The unique feature of this US asset bubble is that it affects both stocks and houses. There have been three Stock Market Bubbles in the USA in the last century: the “usual suspects” of the 1920s and 1980’s, but also one that doesn’t normally rate a mention: a ’60s Bubble that peaked in 1966, and was followed by a slump that only ended in mid-1982 (see Figure 6).

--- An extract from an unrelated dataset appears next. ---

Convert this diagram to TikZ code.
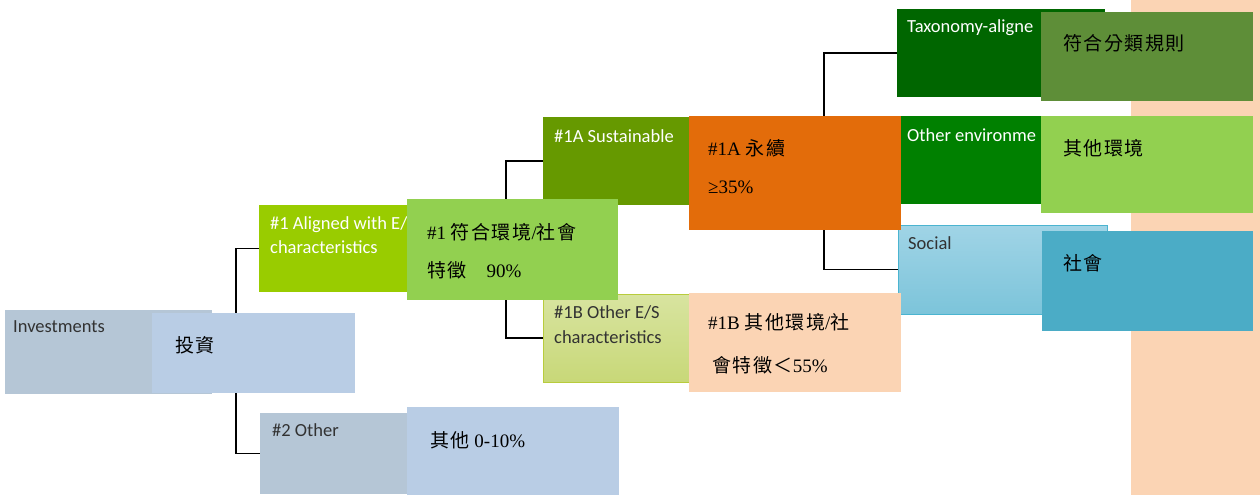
\documentclass[tikz,border=0pt]{standalone}
\usepackage{fontspec}
\setmainfont{Liberation Serif}
\newfontfamily\cjk[LetterSpace=8]{Noto Sans CJK TC}
\newfontfamily\en{Carlito}
\definecolor{invE}{RGB}{181,198,214}
\definecolor{invC}{RGB}{185,205,229}
\definecolor{aE}{RGB}{153,204,0}
\definecolor{aC}{RGB}{146,208,80}
\definecolor{saE}{RGB}{102,153,0}
\definecolor{saC}{RGB}{227,108,10}
\definecolor{peach}{RGB}{251,212,180}
\definecolor{taxE}{RGB}{0,102,0}
\definecolor{taxC}{RGB}{94,142,56}
\definecolor{envE}{RGB}{0,128,0}
\definecolor{socC}{RGB}{75,172,198}
\definecolor{sbT}{RGB}{216,228,160}
\definecolor{sbB}{RGB}{200,216,120}
\definecolor{sbD}{RGB}{184,204,60}
\definecolor{soT}{RGB}{160,212,230}
\definecolor{soB}{RGB}{124,196,218}
\definecolor{soD}{RGB}{75,180,208}
\definecolor{dtext}{RGB}{50,50,50}
\tikzset{
  box/.style={rectangle, inner sep=0pt, outer sep=0pt, anchor=north west},
  entxt/.style={anchor=base west, inner sep=0pt, font=\en\fontsize{18.5}{22}\selectfont},
  zhtxt/.style={anchor=base west, inner sep=0pt, font=\fontsize{19}{22}\selectfont, text=black},
  conn/.style={draw=black, line width=1.5pt}
}
\newcommand\zh[1]{{\cjk #1}}
\begin{document}
\begin{tikzpicture}[x=1pt,y=-1pt]
\useasboundingbox (0,0) rectangle (1260,495);
% background strip
\node[box, fill=peach, minimum width=129pt, minimum height=495pt] (strip) at (1131,0) {};
% English boxes
\node[box, fill=invE, minimum width=207pt, minimum height=84pt] (inv) at (5,310) {};
\node[box, fill=aE, minimum width=211pt, minimum height=87pt] (a1) at (259,205) {};
\node[box, fill=invE, minimum width=200pt, minimum height=81pt] (o2) at (260,413) {};
\node[box, fill=saE, minimum width=160pt, minimum height=88pt] (s1a) at (543,117) {};
\node[box, top color=sbT, bottom color=sbB, draw=sbD, line width=1pt, minimum width=160pt, minimum height=88pt] (s1b) at (543,294) {};
\node[box, fill=taxE, minimum width=208pt, minimum height=88pt] (tax) at (897,9) {};
\node[box, fill=envE, minimum width=205pt, minimum height=88pt] (env) at (901,116) {};
\node[box, top color=soT, bottom color=soB, draw=soD, line width=1pt, minimum width=209pt, minimum height=89pt] (soc) at (898,225) {};
% connectors
\draw[conn] (a1.west) -- ++(-23,0) coordinate (j1) |- (o2.west);
\draw[conn] (s1a.west) -- ++(-37,0) coordinate (j2) |- (s1b.west);
\draw[conn] (tax.west) -- ++(-73,0) coordinate (j3) |- (soc.west);
% English labels
\node[entxt, text=dtext] (tinv) at (13,332) {Investments};
\node[entxt, text=white] (ta1a) at (270,229) {\#1 Aligned with E/};
\node[entxt, text=white] (ta1b) at (270,253) {characteristics};
\node[entxt, text=dtext] (to2) at (272,436) {\#2 Other};
\node[entxt, text=white] (ts1a) at (554,142) {\#1A Sustainable};
\node[entxt, text=dtext] (ts1ba) at (554,318) {\#1B Other E/S};
\node[entxt, text=dtext] (ts1bb) at (554,343) {characteristics};
\node[entxt, text=white] (ttax) at (907,33) {Taxonomy-aligne};
\node[entxt, text=white] (tenv) at (907,141) {Other environme};
\node[entxt, text=dtext] (tsoc) at (908,249) {Social};
% Chinese overlay boxes
\node[box, fill=invC, minimum width=203pt, minimum height=80pt] (invc) at (152,313) {};
\node[box, fill=aC, minimum width=211pt, minimum height=101pt] (a1c) at (407,199) {};
\node[box, fill=invC, minimum width=212pt, minimum height=88pt] (o2c) at (407,407) {};
\node[box, fill=saC, minimum width=212pt, minimum height=114pt] (s1ac) at (689,116) {};
\node[box, fill=peach, minimum width=212pt, minimum height=99pt] (s1bc) at (689,293) {};
\node[box, fill=taxC, minimum width=212pt, minimum height=89pt] (taxc) at (1041,12) {};
\node[box, fill=aC, minimum width=212pt, minimum height=97pt] (envc) at (1041,116) {};
\node[box, fill=socC, minimum width=211pt, minimum height=100pt] (socc) at (1042,231) {};
% Chinese labels
\node[zhtxt] (zinv) at (175,352) {\zh{投資}};
\node[zhtxt] (za1a) at (427,239) {\#1 \zh{符合環境}/\zh{社會}};
\node[zhtxt] (za1b) at (427,277) {\zh{特徵}\hspace{20pt}90\%};
\node[zhtxt] (zo2) at (430,447) {\zh{其他} 0-10\%};
\node[zhtxt] (zs1a) at (708,155) {\#1A \zh{永續}};
\node[zhtxt] (zs1a2) at (708,193) {≥35\%};
\node[zhtxt] (zs1b) at (708,329) {\#1B \zh{其他環境}/\zh{社}};
\node[zhtxt] (zs1b2) at (712,372) {\zh{會特徵＜}55\%};
\node[zhtxt] (ztax) at (1063,51) {\zh{符合分類規則}};
\node[zhtxt] (zenv) at (1063,155) {\zh{其他環境}};
\node[zhtxt] (zsoc) at (1063,270) {\zh{社會}};
\end{tikzpicture}
\end{document}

As Figure 6 indicates, this dual bubble has no precedent. Not only is it a bubble in both asset markets, both bubbles dwarf anything previously experienced. Even the great Roaring Twenties stock market bubble barely pokes its head above the long term average, compared to the 2000s Stock Market bubble–and in the 1920s, as Figure 6 shows, the housing market was relatively undervalued. The overvaluation of today’s housing market far exceeds the now comparatively minor bubble when Keating (Charles, not Paul) was on the loose in the USA.
Figure 6
While the Australian Stock Market is not as severely overvalued as the American, it is still substantially over its long term trend. Even after the recent falls, the inflation-adjusted All Ordinaries Index exceeds its level before Black Tuesday in 1987. It has another 30% to go before it will have reverted to the mean of the last 25 years (see Figure 7).
Figure 7
The prognosis for the Australian housing market is substantially worse. Even on short term data–covering only the last 22 years–the market could fall 40% if it reverted to the mean, and 50% if it reverted to the pre-bubble mean. Nigel Stapledon’s research into long term house prices in Australia–which is not shown here–implies an even greater potential for a fall in house prices.
Figure 8
Of course, such talk can seem nonsensical and alarmist. Especially if you ignore what happened in Japan.

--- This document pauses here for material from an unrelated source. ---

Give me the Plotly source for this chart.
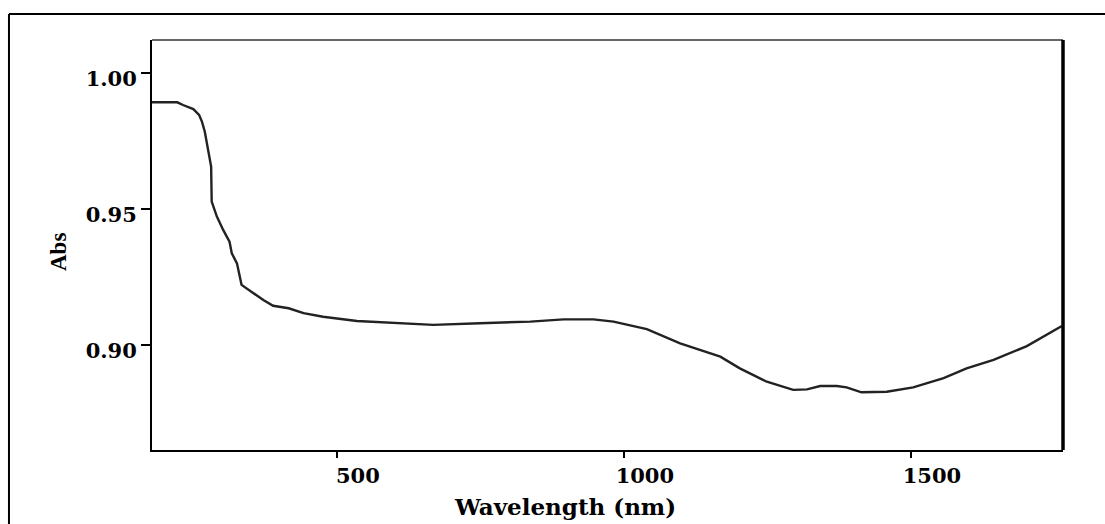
import plotly.graph_objects as go

wavelength = [178, 222, 232, 250, 260, 265, 270, 276, 281, 282, 291, 302, 313, 317, 326, 334,
              355, 372, 389, 416, 442, 476, 535, 610, 668, 749, 837, 895, 947, 982, 1040, 1098,
              1168, 1202, 1249, 1295, 1319, 1342, 1371, 1388, 1414, 1458, 1504, 1557, 1597, 1644,
              1702, 1763]
absorbance = [0.9892, 0.9892, 0.9882, 0.9867, 0.9846, 0.9821, 0.9784, 0.9717, 0.9656, 0.9527,
              0.9472, 0.9423, 0.9380, 0.9337, 0.9300, 0.9221, 0.9190, 0.9165, 0.9144, 0.9135,
              0.9117, 0.9104, 0.9088, 0.9080, 0.9074, 0.9080, 0.9086, 0.9094, 0.9094, 0.9086,
              0.9058, 0.9006, 0.8957, 0.8914, 0.8865, 0.8835, 0.8837, 0.8849, 0.8849, 0.8844,
              0.8826, 0.8828, 0.8844, 0.8878, 0.8914, 0.8945, 0.8996, 0.9070]

x_ticks = [500, 1000, 1500]
x_tick_labels = ["500", "1000", "1500"]
y_ticks = [0.90, 0.95, 1.00]
y_tick_labels = ["0.90", "0.95", "1.00"]

fig = go.Figure()
fig.add_trace(go.Scatter(x=wavelength, y=absorbance, mode="lines",
                         line=dict(color="#222222", width=2.4), hoverinfo="skip",
                         showlegend=False))

tick_font = dict(family="DejaVu Serif", size=21, color="black", weight="bold")

fig.update_layout(
    width=1105, height=524,
    margin=dict(l=152, r=42, t=40, b=74),
    paper_bgcolor="white", plot_bgcolor="white",
    xaxis=dict(range=[178, 1765], showgrid=False, zeroline=False,
               showline=True, linecolor="black", linewidth=2,
               ticks="outside", ticklen=6, tickwidth=2, tickcolor="black",
               tickvals=x_ticks, ticktext=x_tick_labels, tickfont=tick_font,
               ticklabelshift=21),
    yaxis=dict(range=[0.8614, 1.0121], showgrid=False, zeroline=False,
               showline=True, linecolor="black", linewidth=2,
               ticks="outside", ticklen=9, tickwidth=1.5, tickcolor="black",
               tickvals=y_ticks, ticktext=y_tick_labels, tickfont=tick_font,
               ticklabelshift=6),
    shapes=[
        dict(type="line", xref="paper", yref="paper", x0=0, x1=1, y0=1, y1=1,
             line=dict(color="#333333", width=1.5)),
        dict(type="line", xref="paper", yref="paper", x0=1, x1=1, y0=0, y1=1,
             line=dict(color="black", width=3.5)),
        # outer frame: left and top edges (right/bottom fall outside the picture)
        dict(type="line", xref="paper", yref="paper", x0=-0.157, x1=-0.157,
             y0=-0.4, y1=1.0634, line=dict(color="black", width=2)),
        dict(type="line", xref="paper", yref="paper", x0=-0.157, x1=1.3,
             y0=1.0634, y1=1.0634, line=dict(color="black", width=2)),
    ],
    annotations=[
        dict(text="Wavelength (nm)", xref="paper", yref="paper",
             x=(565 - 152) / 911, y=-(506 - 450) / 410, xanchor="center", yanchor="middle",
             showarrow=False, font=dict(family="DejaVu Serif", size=23, color="black",
                                        weight="bold")),
        dict(text="Abs", xref="paper", yref="paper", textangle=-90,
             x=(58 - 152) / 911, y=(450 - 252) / 410, xanchor="center", yanchor="middle",
             showarrow=False, font=dict(family="Liberation Serif", size=23, color="black",
                                        weight="bold")),
    ],
)

fig.write_html("out.html")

Japan: the world’s most recent debt-deflation
Japan clearly underwent a debt-deflation after its “Bubble Economy” spectacularly burst in 1990. In its aftermath, house prices across Japan fell on average by 42%, and by over 70% in Tokyo (though they have since recovered slightly).
Figure 9
Figure 10
What has happened there can happen in Australia, the USA, and the rest of the OECD–especially since our Bubbles, while smaller than the Tokyo bubble, are larger than that for Japan as a whole (see Figure 11).
Figure 11
The killer behind the Bubble: Debt
The level of overvaluation of asset markets reflects the unprecedented scale of private debt, both here and in America–since the vast bulk of that debt was undertaken to finance “Ponzi” speculation on shares and housing. This is the reason that this recession will be so severe–as will the asset market bust.
Every “recovery” from a debt-induced recession since 1970 has involved resumption in the tendency for debt to grow faster than GDP (see Figure 12, where the once seemingly major debt crisis of the late 80s is now just a pimple on the upward trend of the debt ratio to its current unprecedented level).
Yet today the debt to GDP ratio is more than twice that of the Great Depression. It is simply cannot go any higher. Who else, after all, can banks lend to, now that they have exhausted the “subprime” market?
The only way for the debt to GDP ratio now is down (unless we’re unlucky enough to experience deflation, in which case the ratio will rise further, as in the Great Depression), and as it heads down, so will output and employment. A serious recession is inevitable.
Welcome to “the recession we can’t avoid”.